What to do -> Beginning with the first line, set down every line through the one containing "and +(100,-12) .. (n5.-20);", exactly as it appears, but not the pictures.

Data for this task ->
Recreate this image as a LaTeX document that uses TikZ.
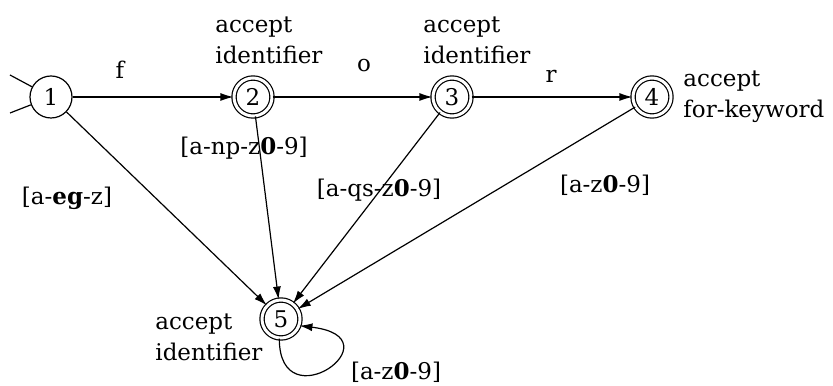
\documentclass[tikz,border=0pt]{standalone}
\usepackage{fontspec}
\setmainfont{DejaVu Serif}
\usetikzlibrary{arrows.meta, positioning}

\begin{document}
\begin{tikzpicture}[
  x=0.5pt, y=0.5pt,
  >={Latex[length=6.5pt,width=4pt]},
  font=\fontsize{11.5}{15.5}\selectfont,
  state/.style={circle, draw, line width=0.6pt, minimum size=21pt, inner sep=0pt},
  accepting/.style={state, double, double distance=1.5pt, minimum size=19pt},
  trans/.style={->, line width=0.6pt},
  tag/.style={align=left, inner sep=0pt, anchor=west},
  sym/.style={inner sep=0pt}
]
\useasboundingbox (0,0) rectangle (833,385);

%% ── Etats ───────────────────────────────────────────────────────────
\node[state]     (n1) at (51,288)  {1};
\node[accepting] (n2) at (253,288) {2};
\node[accepting] (n3) at (452,288) {3};
\node[accepting] (n4) at (652,288) {4};
\node[accepting] (n5) at (281,66)  {5};

%% ── Marque de l'etat initial ───────────────────────────────────────
\coordinate (s1) at (10,310);
\coordinate (s2) at (10,272);
\draw[line width=0.6pt] (s1) -- (n1);
\draw[line width=0.6pt] (s2) -- (n1);

%% ── Textes d'acceptation ────────────────────────────────────────────
\node[tag] (t2) at (215,345) {accept\\identifier};
\node[tag] (t3) at (423,345) {accept\\identifier};
\node[tag] (t4) at (683,288) {accept\\for-keyword};
\node[tag] (t5) at (155,48)  {accept\\identifier};

%% ── Transitions ─────────────────────────────────────────────────────
\draw[trans] (n1) -- (n2);
\draw[trans] (n2) -- (n3);
\draw[trans] (n3) -- (n4);
\draw[trans] (n1) -- (n5);
\draw[trans] (n2) -- (n5);
\draw[trans] (n3) -- (n5);
\draw[trans] (n4) -- (n5);
\draw[trans] (n5.-95) .. controls +(0,-85) and +(100,-12) .. (n5.-20);

%% ── Etiquettes des transitions ──────────────────────────────────────
\node[sym] (lf)  at (120,315) {f};
\node[sym] (lo)  at (364,319) {o};
\node[sym] (lr)  at (551,309) {r};
\node[sym] (l25) at (244,237) {[a-np-z\textbf{0}-9]};
\node[sym] (l15) at (67,187)  {[a-\textbf{eg}-z]};
\node[sym] (l35) at (379,195) {[a-qs-z\textbf{0}-9]};
\node[sym] (l45) at (605,200) {[a-z\textbf{0}-9]};
\node[sym] (l55) at (396,13)  {[a-z\textbf{0}-9]};

\end{tikzpicture}
\end{document}
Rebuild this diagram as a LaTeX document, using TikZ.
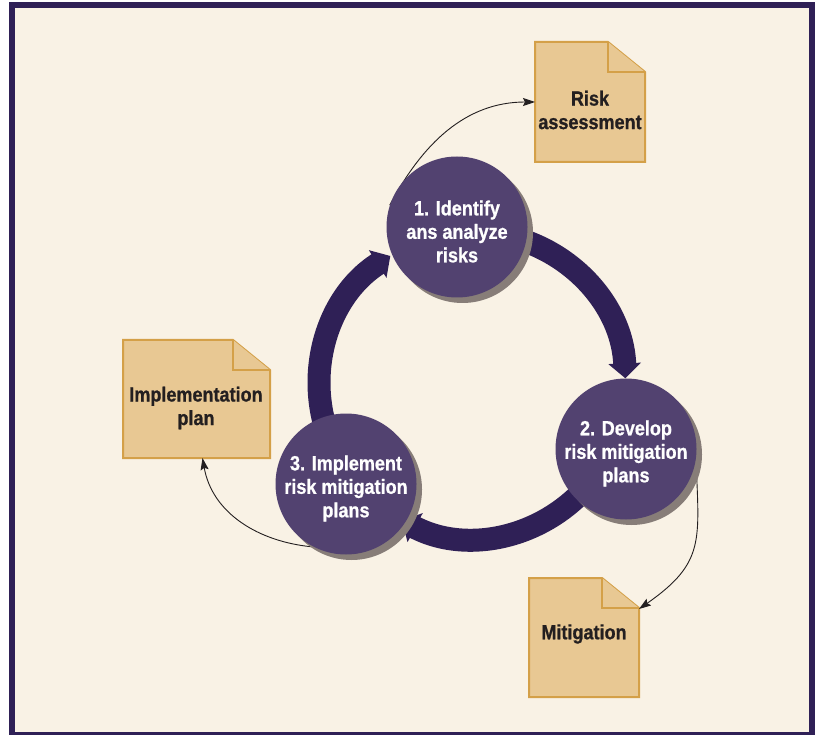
\documentclass[tikz,border=0pt]{standalone}
\usepackage{fontspec}
\newfontfamily\condbf[FakeStretch=0.88,FakeBold=0.8]{Liberation Sans}
\usetikzlibrary{arrows.meta,shadows}
\definecolor{framec}{RGB}{47,32,86}
\definecolor{arrowc}{RGB}{47,32,86}
\definecolor{circlec}{RGB}{82,66,112}
\definecolor{shadowc}{RGB}{135,125,120}
\definecolor{cream}{RGB}{249,242,229}
\definecolor{docfill}{RGB}{232,200,147}
\definecolor{docline}{RGB}{212,160,72}
\definecolor{textdark}{RGB}{35,31,32}
\pgfdeclarelayer{background}
\pgfdeclarelayer{connectors}
\pgfsetlayers{background,connectors,main}
\begin{document}
\begin{tikzpicture}[x=1pt,y=1pt,
  lbl/.style={font=\condbf\bfseries\fontsize{20.5}{23.5}\selectfont, align=center},
  steplbl/.style={lbl, text=white, inner sep=0pt, yshift=-4.5pt},
  stepcircle/.style={circle, fill=circlec, inner sep=0pt, minimum size=141pt,
    drop shadow={shadow xshift=5.5pt, shadow yshift=-5.5pt, fill=shadowc, opacity=1}},
  docbox/.style={rectangle, inner sep=0pt, outer sep=0pt},
  doctext/.style={lbl, text=textdark, inner sep=0pt},
  docedge/.style={draw=docline, fill=docfill, line width=2pt, line join=miter},
  bigarrow/.style={draw=arrowc, line width=23pt, -{Triangle[width=32pt,length=15pt]}},
  thinarrow/.style={draw=textdark, line width=0.9pt, -{Stealth[length=12pt,width=8pt,inset=2pt]}}
]
\useasboundingbox (0,0) rectangle (818,734);
\node[stepcircle, label={[steplbl]center:{1. Identify\\ans analyze\\risks}}] (c1) at (457,507) {};
\node[stepcircle, label={[steplbl]center:{2. Develop\\risk mitigation\\plans}}] (c2) at (626,285) {};
\node[stepcircle, label={[steplbl]center:{3. Implement\\risk mitigation\\plans}}] (c3) at (346,250) {};
\coordinate (T) at (472.5,349);
\node[docbox, minimum width=110pt, minimum height=120pt] (d1) at (590,632) {};
\node[docbox, minimum width=147pt, minimum height=118pt] (d2) at (196.5,335) {};
\node[docbox, minimum width=110pt, minimum height=119pt] (d3) at (584,96.5) {};
\node[doctext] (t1) at (590,624) {Risk\\assessment};
\node[doctext] (t2) at (196,326) {Implementation\\plan};
\node[doctext] (t3) at (584,100) {Mitigation};
\begin{pgfonlayer}{background}
  \fill[framec] (9,-4) rectangle (815,732);
  \fill[cream] (15,2) rectangle (809,726);
  \foreach \d in {d1,d2,d3}{
    \draw[docedge] (\d.north west) -- ([xshift=-37pt]\d.north east) -- ([yshift=-30pt]\d.north east) -- (\d.south east) -- (\d.south west) -- cycle;
    \draw[docedge] ([xshift=-37pt]\d.north east) |- ([yshift=-30pt]\d.north east);
  }
\end{pgfonlayer}
\begin{pgfonlayer}{connectors}
  \draw[bigarrow] ([shift={(90:153)}]T) arc[start angle=90,end angle=2.5,radius=153];
  \draw[bigarrow] ([shift={(-30:153)}]T) arc[start angle=-30,end angle=-117.5,radius=153];
  \draw[bigarrow] ([shift={(210:153)}]T) arc[start angle=210,end angle=122.5,radius=153];
  \draw[thinarrow] (c1.162) to[out=62,in=180] (d1.west);
  \draw[thinarrow] (c2.-8) to[out=-88,in=35,looseness=1.3] ([yshift=-31pt]d3.north east);
  \draw[thinarrow] (c3.243) to[out=175,in=-80] ([xshift=6pt]d2.south);
\end{pgfonlayer}
\end{tikzpicture}
\end{document}
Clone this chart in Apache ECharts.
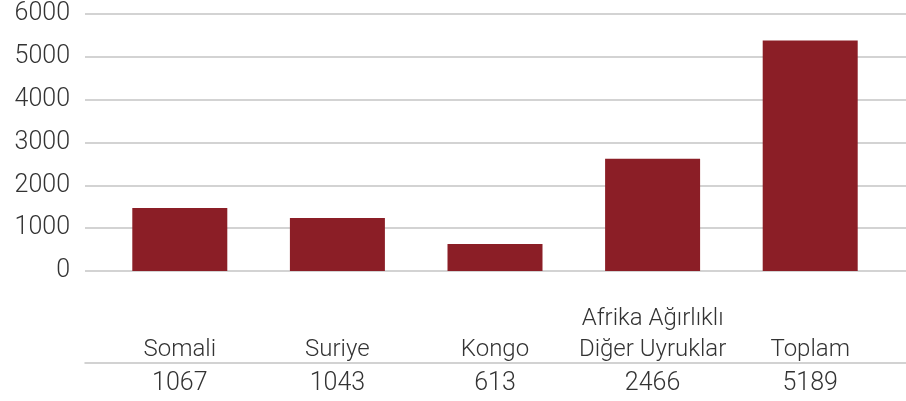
<!DOCTYPE html>
<html>
<head>
<meta charset="utf-8">
<script src="https://cdn.jsdelivr.net/npm/echarts@6/dist/echarts.min.js"></script>
<style>
  html, body { margin: 0; padding: 0; background: #fff; }
  #chart { width: 906px; height: 401px; }
</style>
</head>
<body>
<div id="chart"></div>
<script>
var categories = ['Somali', 'Suriye', 'Kongo', 'Afrika Ağırlıklı\nDiğer Uyruklar', 'Toplam'];
var barValues = [1470, 1240, 630, 2620, 5380];
var tableValues = ['1067', '1043', '613', '2466', '5189'];
var yTicks = [0, 1000, 2000, 3000, 4000, 5000, 6000];

var chartDom = document.getElementById('chart');
var myChart = echarts.init(chartDom);
var option;

var font = 'Roboto';
var textColor = '#333333';
var lineColor = '#c4c4c4';

option = {
  animation: false,
  grid: [
    // background grid: gridlines and y labels across the full width
    { left: 85, right: 0, top: 14, bottom: 130 },
    // bar grid
    { left: 101, width: 788, top: 14, bottom: 130 }
  ],
  xAxis: [
    {
      gridIndex: 0,
      type: 'category',
      data: categories,
      offset: 92,
      axisLine: { show: true, onZero: false, lineStyle: { color: lineColor, width: 1.5 } },
      axisTick: { show: false },
      axisLabel: { show: false }
    },
    {
      gridIndex: 1,
      type: 'category',
      data: categories,
      axisLine: { show: false },
      axisTick: { show: false },
      axisLabel: {
        margin: 94,
        verticalAlign: 'bottom',
        fontFamily: font,
        fontWeight: 300,
        fontSize: 24,
        lineHeight: 31,
        color: textColor,
        interval: 0
      }
    },
    {
      gridIndex: 1,
      type: 'category',
      position: 'bottom',
      data: tableValues,
      axisLine: { show: false },
      axisTick: { show: false },
      axisLabel: {
        margin: 101,
        verticalAlign: 'top',
        fontFamily: font,
        fontWeight: 300,
        fontSize: 25,
        lineHeight: 24,
        color: textColor,
        interval: 0
      }
    }
  ],
  yAxis: [
    {
      gridIndex: 0,
      type: 'value',
      min: yTicks[0],
      max: yTicks[yTicks.length - 1],
      interval: 1000,
      axisLine: { show: false },
      axisTick: { show: false },
      splitLine: { lineStyle: { color: lineColor, width: 1.5 } },
      axisLabel: {
        margin: 15,
        fontFamily: font,
        fontWeight: 300,
        fontSize: 25,
        color: textColor,
        formatter: function (v) { return String(v); }
      }
    },
    {
      gridIndex: 1,
      type: 'value',
      min: yTicks[0],
      max: yTicks[yTicks.length - 1],
      interval: 1000,
      show: false
    }
  ],
  series: [
    {
      type: 'bar',
      xAxisIndex: 1,
      yAxisIndex: 1,
      data: barValues,
      barWidth: 95,
      itemStyle: { color: '#8b1e26' }
    }
  ]
};

option && myChart.setOption(option);
</script>
</body>
</html>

Output of the task ->
Recreate this image as a LaTeX document that uses TikZ.
\documentclass[tikz,border=0pt]{standalone}
\usepackage{fontspec}
\setmainfont{DejaVu Serif}
\usetikzlibrary{arrows.meta, positioning}

\begin{document}
\begin{tikzpicture}[
  x=0.5pt, y=0.5pt,
  >={Latex[length=6.5pt,width=4pt]},
  font=\fontsize{11.5}{15.5}\selectfont,
  state/.style={circle, draw, line width=0.6pt, minimum size=21pt, inner sep=0pt},
  accepting/.style={state, double, double distance=1.5pt, minimum size=19pt},
  trans/.style={->, line width=0.6pt},
  tag/.style={align=left, inner sep=0pt, anchor=west},
  sym/.style={inner sep=0pt}
]
\useasboundingbox (0,0) rectangle (833,385);

%% ── Etats ───────────────────────────────────────────────────────────
\node[state]     (n1) at (51,288)  {1};
\node[accepting] (n2) at (253,288) {2};
\node[accepting] (n3) at (452,288) {3};
\node[accepting] (n4) at (652,288) {4};
\node[accepting] (n5) at (281,66)  {5};

%% ── Marque de l'etat initial ───────────────────────────────────────
\coordinate (s1) at (10,310);
\coordinate (s2) at (10,272);
\draw[line width=0.6pt] (s1) -- (n1);
\draw[line width=0.6pt] (s2) -- (n1);

%% ── Textes d'acceptation ────────────────────────────────────────────
\node[tag] (t2) at (215,345) {accept\\identifier};
\node[tag] (t3) at (423,345) {accept\\identifier};
\node[tag] (t4) at (683,288) {accept\\for-keyword};
\node[tag] (t5) at (155,48)  {accept\\identifier};

%% ── Transitions ─────────────────────────────────────────────────────
\draw[trans] (n1) -- (n2);
\draw[trans] (n2) -- (n3);
\draw[trans] (n3) -- (n4);
\draw[trans] (n1) -- (n5);
\draw[trans] (n2) -- (n5);
\draw[trans] (n3) -- (n5);
\draw[trans] (n4) -- (n5);
\draw[trans] (n5.-95) .. controls +(0,-85) and +(100,-12) .. (n5.-20);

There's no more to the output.